Take the fork to the left to stroll along Asael Street.
It’s hard to imagine, but until 1967, all of the houses to the left belonged to Israelis, those on the right to Jordanians. Note the colorful symbols on many of the gates and doorways, signifying that the owners have made a pilgrimage to Mecca and displaying messages of welcome.
Although there were many friendly acts between the Israeli and Jordanian populations, every tiny change in the status quo gave rise to complaints and condemnations.
One Israeli family that lived 50 meters from a Jordanian army position had only an outdoor latrine. When the political situation was tense, it became dangerous to go out in the yard, so in 1965, a few days before Yom Kippur, the family began building an indoor bathroom.
On the morning of Yom Kippur, an Israeli representative to the Mixed Armistice Committee received an urgent summons to appear: The Jordanians claimed that Israel had violated the status quo. As this was the holiest day of the Jewish year, Israel tried to delay the meeting. But the Jordanians replied that they couldn’t be responsible for what might happen from their side.
So on Yom Kippur, the Mixed Armistice Commission – which included Israeli, Jordanian and United Nations representatives – sat for 18 hours discussing bathrooms.
Thirty-six recorded pages of these “crucial” talks still exist. Israel was condemned, in the end, but the family got their bathroom in what is still known as the Bathroom Affair.
Follow Asael, with its unusual architecture, including a house on the left whose door is completely blocked by cement. At the end of the street, go down the stairs to Ein Rogel Street.
Across the road, the house that stands at No. 5 replaces what was once known as the Abu Tor Overlook, or “Shoshana’s Kiosk.” Shoshana was a Romanian woman, one of the new immigrants to move to Abu Tor after the War of Independence. From the top of the box in which she ran a kiosk, one could get a clear and unobstructed view of the Old City.
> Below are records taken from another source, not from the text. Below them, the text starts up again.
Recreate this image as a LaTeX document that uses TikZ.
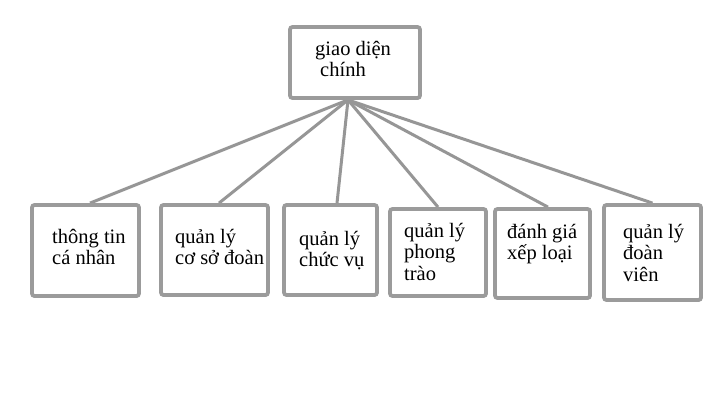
\documentclass[tikz,border=0pt]{standalone}
\usepackage{fontspec}
\setmainfont{Liberation Serif}
\usetikzlibrary{backgrounds}
\definecolor{boxgray}{RGB}{155,155,155}
\definecolor{linegray}{RGB}{150,150,150}
\newcommand{\lines}[1]{\begin{tabular}[t]{@{}l@{}}#1\end{tabular}}
\begin{document}
\begin{tikzpicture}[x=1pt,y=-1pt,
  box/.style={draw=boxgray,line width=3.8pt,rounded corners=2.5pt,fill=white,inner sep=0pt},
  lbl/.style={anchor=base west,inner sep=0pt,font=\fontsize{20.5}{21.7}\selectfont},
  conn/.style={draw=linegray,line width=3pt}]
\useasboundingbox (0,0) rectangle (716,413);
\node[box,minimum width=130pt,minimum height=71pt] (top) at (355,62.5) {};
\node[box,minimum width=107pt,minimum height=91pt] (b1) at (85.5,250.5) {};
\node[box,minimum width=107pt,minimum height=90pt] (b2) at (214.5,250) {};
\node[box,minimum width=93pt,minimum height=90pt] (b3) at (330.5,250) {};
\node[box,minimum width=96pt,minimum height=87pt] (b4) at (438,252.5) {};
\node[box,minimum width=95pt,minimum height=89pt] (b5) at (542.5,253.5) {};
\node[box,minimum width=97pt,minimum height=95pt] (b6) at (652.5,252.5) {};
\coordinate (hub) at ([xshift=-7pt]top.south);
\begin{scope}[on background layer]
\draw[conn] (hub) -- ([xshift=4.5pt]b1.north);
\draw[conn] (hub) -- ([xshift=4.5pt]b2.north);
\draw[conn] (hub) -- ([xshift=6.5pt]b3.north);
\draw[conn] (hub) -- (b4.north);
\draw[conn] (hub) -- ([xshift=5.5pt]b5.north);
\draw[conn] (hub) -- (b6.north);
\end{scope}
\node[lbl] (t0) at (315,55) {\lines{giao diện\\\hspace{5pt}chính}};
\node[lbl] (t1) at (52,243) {\lines{thông tin\\cá nhân}};
\node[lbl] (t2) at (175,243) {\lines{quản lý\\cơ sở đoàn}};
\node[lbl] (t3) at (299,245) {\lines{quản lý\\chức vụ}};
\node[lbl] (t4) at (404,237) {\lines{quản lý\\phong\\trào}};
\node[lbl] (t5) at (507,238) {\lines{đánh giá\\xếp loại}};
\node[lbl] (t6) at (623,238) {\lines{quản lý\\đoàn\\viên}};
\end{tikzpicture}
\end{document}
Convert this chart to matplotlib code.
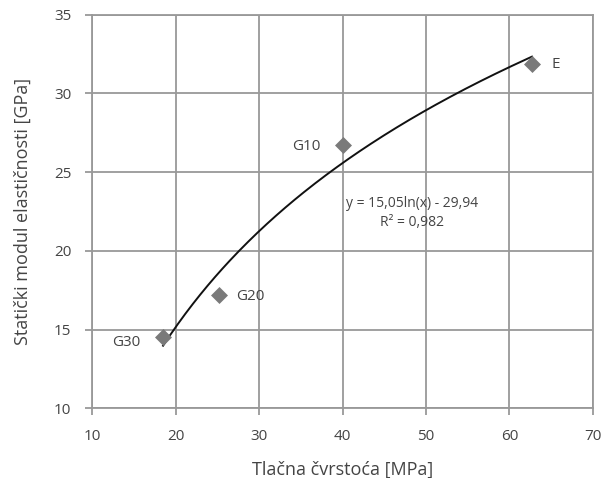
import numpy as np
import matplotlib.pyplot as plt

plt.rcParams['font.family'] = ['Open Sans', 'DejaVu Sans']

# compressive strength [MPa] vs static modulus [GPa]
labels = ["G30", "G20", "G10", "E"]
strength = [18.5, 25.2, 40.1, 62.7]
modulus = [14.5, 17.2, 26.7, 31.9]

# logarithmic trend line coefficients
coef_a = 15.05
coef_b = -29.94
r2 = 0.982

text_col = "#444444"
grid_col = "#999999"

fig, ax = plt.subplots(figsize=(6.1, 4.78), dpi=100)
fig.subplots_adjust(left=0.151, right=0.972, top=0.969, bottom=0.146)

xs = np.linspace(min(strength), max(strength), 200)
ax.plot(xs, coef_a * np.log(xs) + coef_b, color="#111111", lw=1.4, zorder=3)

ax.scatter(strength, modulus, marker="D", s=75, color="#7a7a7a", zorder=4, linewidths=0)

offsets = {"G30": (-37, -4), "G20": (12, -1), "G10": (-37, -1), "E": (14, -1)}
for lab, x, y in zip(labels, strength, modulus):
    dx, dy = offsets[lab]
    ax.annotate(lab, (x, y), xytext=(dx, dy), textcoords="offset points",
                fontsize=11, color=text_col, va="center", ha="left")

eq = "y = 15,05ln(x) - 29,94\nR² = " + f"{r2:.3f}".replace(".", ",")
ax.text(48.3, 22.4, eq, fontsize=10, color=text_col, ha="center", va="center",
        linespacing=1.35)

ax.set_xlim(10, 70)
ax.set_ylim(10, 35)
ax.set_xticks(range(10, 71, 10))
ax.set_yticks(range(10, 36, 5))
ax.grid(True, color=grid_col, lw=1.3)
ax.set_axisbelow(True)
for s in ax.spines.values():
    s.set_color(grid_col)
    s.set_linewidth(1.3)
ax.tick_params(colors=grid_col, labelcolor=text_col, labelsize=11, length=5, width=1.3, pad=10)

ax.set_xlabel("Tlačna čvrstoća [MPa]", fontsize=13, color=text_col, labelpad=12)
ax.set_ylabel("Statički modul elastičnosti [GPa]", fontsize=13, color=text_col, labelpad=16)

plt.savefig("out.png", dpi=100)
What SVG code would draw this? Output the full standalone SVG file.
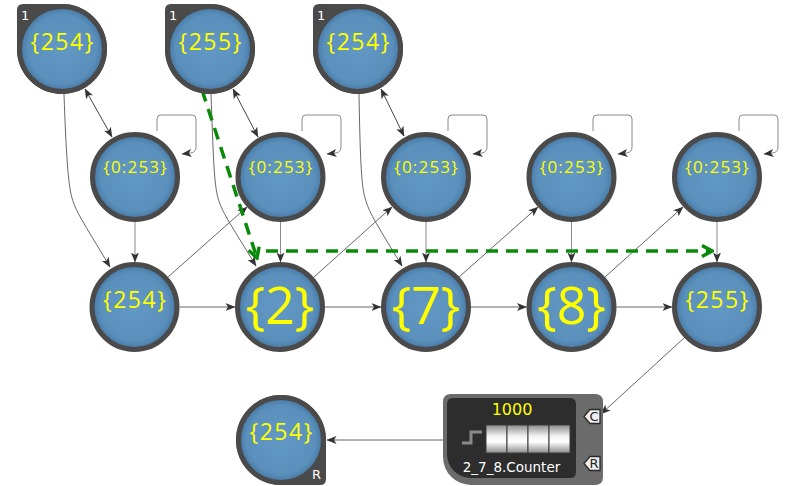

Soon tourist guides were bringing their groups to the “observation point” on the wooden crate. Guides cautioned their flock not to point (so the Jordanians wouldn’t think they were making obscene gestures), and on those rare occasions when shooting began, Shoshana would have everyone lie down on the ground next to the box – or the building that later replaced it. Until a few years ago, you could still climb up for a look, but today all traces of Shoshana’s Kiosk have disappeared.
Turn left on Ein Rogel, not forgetting to admire the homes that line the road. Near the corner, wide steps on the right descend into the Garden of Generations.
Also known as Blind Park – after the Jewish-Arab club for blind children that once operated there – it was dedicated in 1965 “to three generations of our ancestors whose faith in Israel lives on.”
Cross through the park, turn left and left again at Hebron Road, and enjoy viewing some more unusual architecture as you head back to Naomi Street where you began your walk.